Sort of sounds like I didn't care for the movie much, doesn't it? Well, sometimes what would appear to be criticism is exactly the opposite. It is a familiarity that works within the confines of the film. They say that familiarity breeds contempt; however, if you have the right ingredients you can change that feeling of contempt to something that more resembles respect. There is nothing wrong with making a film like this. The problems enter the picture when the creative team offer up little in the way of energy. Take a look at something like The Pacifier, the concept and execution was devoid of passion and energy. The end result was a flat bore.

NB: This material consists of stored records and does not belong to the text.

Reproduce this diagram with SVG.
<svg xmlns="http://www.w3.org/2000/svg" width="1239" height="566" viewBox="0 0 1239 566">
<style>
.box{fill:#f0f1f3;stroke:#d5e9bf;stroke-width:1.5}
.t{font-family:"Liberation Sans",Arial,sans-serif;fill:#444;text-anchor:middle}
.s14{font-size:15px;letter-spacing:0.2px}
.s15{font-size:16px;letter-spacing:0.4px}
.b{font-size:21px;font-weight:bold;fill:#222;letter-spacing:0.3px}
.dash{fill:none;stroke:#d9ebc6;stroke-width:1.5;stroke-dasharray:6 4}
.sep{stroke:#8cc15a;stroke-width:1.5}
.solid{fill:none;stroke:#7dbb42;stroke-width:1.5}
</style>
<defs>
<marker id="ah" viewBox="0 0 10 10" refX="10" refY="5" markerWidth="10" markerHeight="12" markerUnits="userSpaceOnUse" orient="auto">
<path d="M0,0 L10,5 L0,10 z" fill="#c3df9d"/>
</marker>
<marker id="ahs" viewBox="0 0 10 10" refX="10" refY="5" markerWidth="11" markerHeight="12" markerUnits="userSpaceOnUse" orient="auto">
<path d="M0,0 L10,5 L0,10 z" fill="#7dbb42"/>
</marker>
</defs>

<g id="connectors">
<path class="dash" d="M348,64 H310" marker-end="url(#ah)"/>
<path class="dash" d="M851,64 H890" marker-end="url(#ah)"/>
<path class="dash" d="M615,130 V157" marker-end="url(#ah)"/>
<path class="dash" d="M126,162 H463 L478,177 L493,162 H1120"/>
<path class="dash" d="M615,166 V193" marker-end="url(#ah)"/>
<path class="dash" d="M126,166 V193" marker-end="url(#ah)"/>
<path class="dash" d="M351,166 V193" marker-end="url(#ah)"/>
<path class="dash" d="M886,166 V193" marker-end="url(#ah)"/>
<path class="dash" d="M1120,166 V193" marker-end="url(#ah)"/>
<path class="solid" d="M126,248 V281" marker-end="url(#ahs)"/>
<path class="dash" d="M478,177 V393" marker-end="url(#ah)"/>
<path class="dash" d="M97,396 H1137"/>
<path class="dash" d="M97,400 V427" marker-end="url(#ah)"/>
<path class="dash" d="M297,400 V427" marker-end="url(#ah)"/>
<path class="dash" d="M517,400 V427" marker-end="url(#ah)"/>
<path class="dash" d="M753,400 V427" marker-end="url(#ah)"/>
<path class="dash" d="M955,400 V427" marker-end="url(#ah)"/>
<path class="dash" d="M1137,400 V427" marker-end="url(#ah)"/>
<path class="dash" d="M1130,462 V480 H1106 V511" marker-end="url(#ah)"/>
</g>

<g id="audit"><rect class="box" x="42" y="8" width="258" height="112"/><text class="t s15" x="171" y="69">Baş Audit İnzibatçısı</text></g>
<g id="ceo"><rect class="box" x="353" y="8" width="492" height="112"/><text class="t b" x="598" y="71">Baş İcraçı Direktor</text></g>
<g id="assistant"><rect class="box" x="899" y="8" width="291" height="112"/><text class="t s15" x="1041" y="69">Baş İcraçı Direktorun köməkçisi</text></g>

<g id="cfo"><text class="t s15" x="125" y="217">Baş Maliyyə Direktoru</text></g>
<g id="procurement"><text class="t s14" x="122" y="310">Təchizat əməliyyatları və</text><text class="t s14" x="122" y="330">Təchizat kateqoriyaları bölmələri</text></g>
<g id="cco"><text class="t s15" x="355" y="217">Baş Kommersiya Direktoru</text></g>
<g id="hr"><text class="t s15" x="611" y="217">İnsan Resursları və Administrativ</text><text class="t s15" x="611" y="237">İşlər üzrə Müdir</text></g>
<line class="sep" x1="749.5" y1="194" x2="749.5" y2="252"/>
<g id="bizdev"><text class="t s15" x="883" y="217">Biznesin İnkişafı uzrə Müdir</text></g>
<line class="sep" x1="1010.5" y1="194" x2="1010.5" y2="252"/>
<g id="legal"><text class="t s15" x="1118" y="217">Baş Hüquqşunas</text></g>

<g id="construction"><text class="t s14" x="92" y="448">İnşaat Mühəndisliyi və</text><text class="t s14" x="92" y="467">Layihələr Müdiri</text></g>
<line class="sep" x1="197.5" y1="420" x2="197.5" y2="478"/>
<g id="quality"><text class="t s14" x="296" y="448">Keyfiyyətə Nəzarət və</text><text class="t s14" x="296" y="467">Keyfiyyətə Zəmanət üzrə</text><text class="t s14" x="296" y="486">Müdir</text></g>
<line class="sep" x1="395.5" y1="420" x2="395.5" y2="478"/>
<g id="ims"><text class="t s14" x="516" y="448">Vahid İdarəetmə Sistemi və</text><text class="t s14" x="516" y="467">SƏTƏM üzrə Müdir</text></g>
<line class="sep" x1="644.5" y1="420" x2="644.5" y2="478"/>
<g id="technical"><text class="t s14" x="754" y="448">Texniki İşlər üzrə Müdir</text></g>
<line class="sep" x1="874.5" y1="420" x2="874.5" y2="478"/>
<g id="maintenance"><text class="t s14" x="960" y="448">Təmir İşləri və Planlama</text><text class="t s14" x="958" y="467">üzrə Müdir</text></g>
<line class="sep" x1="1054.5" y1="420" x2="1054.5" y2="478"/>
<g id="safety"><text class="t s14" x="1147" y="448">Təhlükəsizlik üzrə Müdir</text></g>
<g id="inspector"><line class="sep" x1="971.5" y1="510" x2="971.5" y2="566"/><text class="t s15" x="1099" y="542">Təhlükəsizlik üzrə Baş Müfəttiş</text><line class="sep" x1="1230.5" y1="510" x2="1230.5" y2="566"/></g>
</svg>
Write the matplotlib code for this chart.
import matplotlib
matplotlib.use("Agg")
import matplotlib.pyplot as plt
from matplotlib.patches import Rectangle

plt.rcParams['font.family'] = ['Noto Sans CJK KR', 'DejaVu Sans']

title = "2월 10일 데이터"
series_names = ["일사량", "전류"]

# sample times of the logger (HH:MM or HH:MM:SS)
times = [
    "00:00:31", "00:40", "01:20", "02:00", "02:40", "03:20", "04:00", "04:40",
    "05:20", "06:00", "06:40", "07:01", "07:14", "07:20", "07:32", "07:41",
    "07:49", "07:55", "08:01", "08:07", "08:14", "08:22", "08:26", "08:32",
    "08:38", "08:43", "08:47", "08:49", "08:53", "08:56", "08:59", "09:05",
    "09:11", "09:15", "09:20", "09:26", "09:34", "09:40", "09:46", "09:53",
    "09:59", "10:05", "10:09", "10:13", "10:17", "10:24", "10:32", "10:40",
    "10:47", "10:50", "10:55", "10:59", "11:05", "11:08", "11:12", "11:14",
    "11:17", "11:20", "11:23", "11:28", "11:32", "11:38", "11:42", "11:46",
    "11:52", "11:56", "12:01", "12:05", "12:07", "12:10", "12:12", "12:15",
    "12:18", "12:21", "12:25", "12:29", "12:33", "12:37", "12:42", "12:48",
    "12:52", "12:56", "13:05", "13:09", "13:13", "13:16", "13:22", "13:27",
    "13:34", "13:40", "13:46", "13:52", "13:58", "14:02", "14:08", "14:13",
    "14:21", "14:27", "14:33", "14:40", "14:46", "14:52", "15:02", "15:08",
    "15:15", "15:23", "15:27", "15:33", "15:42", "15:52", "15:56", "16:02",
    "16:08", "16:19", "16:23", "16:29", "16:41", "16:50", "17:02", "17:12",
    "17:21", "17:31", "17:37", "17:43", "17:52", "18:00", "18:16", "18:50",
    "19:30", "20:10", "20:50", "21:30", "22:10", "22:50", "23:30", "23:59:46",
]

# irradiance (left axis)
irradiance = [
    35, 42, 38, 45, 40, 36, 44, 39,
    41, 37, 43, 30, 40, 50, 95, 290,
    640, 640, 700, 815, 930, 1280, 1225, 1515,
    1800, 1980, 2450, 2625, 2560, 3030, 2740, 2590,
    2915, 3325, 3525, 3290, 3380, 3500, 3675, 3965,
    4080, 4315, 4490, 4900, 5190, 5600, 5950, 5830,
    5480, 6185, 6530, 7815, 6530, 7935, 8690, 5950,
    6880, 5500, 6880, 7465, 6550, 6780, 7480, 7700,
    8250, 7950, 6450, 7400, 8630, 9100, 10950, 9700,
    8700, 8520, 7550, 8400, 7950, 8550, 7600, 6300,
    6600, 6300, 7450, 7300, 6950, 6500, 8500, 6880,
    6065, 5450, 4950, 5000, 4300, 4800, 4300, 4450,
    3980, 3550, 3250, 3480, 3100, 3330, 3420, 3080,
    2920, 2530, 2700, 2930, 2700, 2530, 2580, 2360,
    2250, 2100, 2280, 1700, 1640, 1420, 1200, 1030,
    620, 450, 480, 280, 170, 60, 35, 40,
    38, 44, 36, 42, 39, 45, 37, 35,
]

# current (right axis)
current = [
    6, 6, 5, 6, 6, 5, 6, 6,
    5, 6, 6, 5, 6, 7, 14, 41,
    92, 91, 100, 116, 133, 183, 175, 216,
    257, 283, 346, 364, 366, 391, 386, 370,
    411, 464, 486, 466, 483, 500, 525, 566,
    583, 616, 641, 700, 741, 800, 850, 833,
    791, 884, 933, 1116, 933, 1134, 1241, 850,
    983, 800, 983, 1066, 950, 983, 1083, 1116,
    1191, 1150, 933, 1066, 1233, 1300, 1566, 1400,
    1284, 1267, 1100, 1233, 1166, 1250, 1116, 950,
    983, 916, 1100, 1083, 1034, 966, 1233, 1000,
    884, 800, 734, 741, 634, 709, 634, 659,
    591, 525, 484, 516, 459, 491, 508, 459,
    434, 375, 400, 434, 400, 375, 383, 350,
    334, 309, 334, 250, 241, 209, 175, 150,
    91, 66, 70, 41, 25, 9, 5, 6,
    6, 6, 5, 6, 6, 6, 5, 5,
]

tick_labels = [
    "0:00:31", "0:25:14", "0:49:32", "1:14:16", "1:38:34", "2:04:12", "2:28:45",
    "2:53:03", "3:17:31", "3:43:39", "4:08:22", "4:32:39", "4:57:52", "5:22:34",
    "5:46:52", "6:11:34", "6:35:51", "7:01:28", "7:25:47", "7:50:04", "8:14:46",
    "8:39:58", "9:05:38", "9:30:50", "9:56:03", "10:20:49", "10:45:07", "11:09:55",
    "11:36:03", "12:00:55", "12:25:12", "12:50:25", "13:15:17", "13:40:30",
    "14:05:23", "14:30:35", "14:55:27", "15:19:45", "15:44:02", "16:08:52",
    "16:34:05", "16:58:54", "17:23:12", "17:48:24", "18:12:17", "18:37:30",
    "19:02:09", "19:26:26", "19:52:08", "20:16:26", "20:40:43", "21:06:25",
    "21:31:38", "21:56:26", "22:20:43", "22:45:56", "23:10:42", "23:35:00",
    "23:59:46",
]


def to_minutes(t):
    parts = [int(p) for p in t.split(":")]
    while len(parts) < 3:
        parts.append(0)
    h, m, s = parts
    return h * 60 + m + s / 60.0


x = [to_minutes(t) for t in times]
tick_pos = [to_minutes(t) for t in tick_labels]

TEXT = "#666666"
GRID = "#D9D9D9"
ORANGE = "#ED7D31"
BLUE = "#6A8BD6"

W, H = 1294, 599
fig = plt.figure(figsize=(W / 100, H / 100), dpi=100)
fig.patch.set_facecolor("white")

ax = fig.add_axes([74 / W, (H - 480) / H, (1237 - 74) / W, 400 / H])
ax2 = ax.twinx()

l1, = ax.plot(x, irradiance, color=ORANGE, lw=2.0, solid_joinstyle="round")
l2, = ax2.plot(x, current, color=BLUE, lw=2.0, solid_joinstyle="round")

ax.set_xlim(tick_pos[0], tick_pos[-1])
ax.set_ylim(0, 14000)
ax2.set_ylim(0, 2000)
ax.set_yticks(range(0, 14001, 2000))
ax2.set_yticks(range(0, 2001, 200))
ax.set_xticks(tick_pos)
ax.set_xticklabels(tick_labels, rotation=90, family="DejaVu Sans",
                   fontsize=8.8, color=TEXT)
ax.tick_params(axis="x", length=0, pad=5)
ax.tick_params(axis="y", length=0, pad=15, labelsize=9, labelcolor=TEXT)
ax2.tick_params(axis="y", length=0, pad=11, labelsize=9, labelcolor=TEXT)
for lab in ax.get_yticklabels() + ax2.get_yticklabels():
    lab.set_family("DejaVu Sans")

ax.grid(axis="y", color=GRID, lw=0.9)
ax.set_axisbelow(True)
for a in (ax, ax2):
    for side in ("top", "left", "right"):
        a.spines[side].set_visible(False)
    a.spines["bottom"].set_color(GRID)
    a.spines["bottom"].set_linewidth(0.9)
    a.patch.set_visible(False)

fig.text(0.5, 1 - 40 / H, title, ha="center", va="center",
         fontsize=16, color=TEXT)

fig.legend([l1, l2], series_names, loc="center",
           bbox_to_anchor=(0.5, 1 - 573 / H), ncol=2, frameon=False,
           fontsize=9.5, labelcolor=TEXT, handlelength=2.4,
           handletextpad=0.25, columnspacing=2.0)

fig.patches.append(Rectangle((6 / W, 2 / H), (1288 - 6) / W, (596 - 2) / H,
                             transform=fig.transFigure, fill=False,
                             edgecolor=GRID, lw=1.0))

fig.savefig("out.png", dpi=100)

Sure, it filled a need, but it did not do it very well. Compare that with the similarly themed No Reservations from earlier this year. That film leaned more towards the romantic and dramatic than the straight up comedic, but it was created by people that had a passion for the story. The end result was something that had a lot of heart and delivered a story that hit home even if the originality was not there.

When making a genre picture, be it science fiction, horror, action, or family comedy, it can be tough not to fall within the traps. The Game Plan is no exception, it does not avoid the clichés, it doesn't even try to. What it does is embrace them. It embraces them and uses them to their advantage. They are capitalized on by the cast that is hired. In short, The Game Plan is nothing new, but it offers lots to smile about and will have you leaving the theater happy.

Dwayne "The Rock" Johnson stars as Joe Kingman. He is an egotistical, self-centered football star who lives the life of a playboy. He always makes sure to watch himself on Sportscenter, and has a luxurious apartment plastered with photos of himself alongside posters of his hero, Elvis Presley. His life is thrown for a loop when an 8-year-old girl named Peyton (Maddison Pettis) arrives on his doorstep claiming to be his daughter. He struggles with the possibility that he really is her father, and then his publicist enters the picture. Her name is Stella (Kyra Sedgewick), and clearly not a mother. She comes in looking for a way to spin it in an effort of damage control to make her the most money by protecting her client.

The rest of the film follows the slapstick exploits of Joe trying to play father and Peyton trying to be his daughter. There are gags involving a bedazzler, putting Joe's bulldog in a tutu, and a cinnamon allergy. Not all of them work, some go on too long, but by and large they work. They probably work as well as they do due to the cast.

It is my belief that Dwayne Johnson (sans "The Rock") will be a big star. He just needs that one killer role to put him over the top. I doubt this will be that role, but it does go a long way to prove his versatility (something that is really evidenced by his complete filmography). He has already proven that he can anchor an action film (The Rundown), stand out in a comedy (Be Cool), and lead a more dramatic film (Gridiron Gang). The Game Plan plays off his excellent comic timing, and high level of charisma and screen presence, not to mention his willingness to poke fun at his macho image. He has all the tools needed to succeed. There are a few moments in this film where he is able to convey some surprising depth with Joe Kingman. I am thinking specifically of a scene early on. A party in his apartment is dying down, and he says something to a teammate, played by Morris Chestnut, about having a life. Chestnut responds that family is life and, gesturing around the bachelor pad, that is not life. This is followed by Joe sitting down in the middle of an empty apartment, surrounded by his own memorabilia. It is a quiet moment that reveals much about Kingman, the movie in general, and about Johnson's ability to pull of something of such depth in the midst of a cliched family comedy.

Now, Johnson is not alone in making this as enjoyable as it (although he is a big reason). Maddison Pettis as the precocious youngster. She perfectly fills the cute role, displaying some good comic timing of her own. It doesn't hurt that she, and the rest of the cast appear to have had a great time on set. She may be the smallest of the cast, but she more than holds her own. The supporting cast is all good as well,m including Sedgewick and Chestnut. Joining that pair is Roselyn Sanchez as Peyton's ballet instructor and romantic interest for Joe. This is a nice point as it is clear the two are meant to couple up, but it is subtle, much moreso than you would expect for this type of movie. There are even some big laughs to be had with Joe's teammates played by Hayes MacArthur, Brian White, and Jamal Duff.

Bottomline. Now, The Game Plan is not going to win any awards and is likely to be forgotten by many, but it definitely put a smile on my face. It delivers laughs and has a good heart. This is worth spending some of your time with, particularly if you have children. The Game Plan is one of the better family films to arrive this year.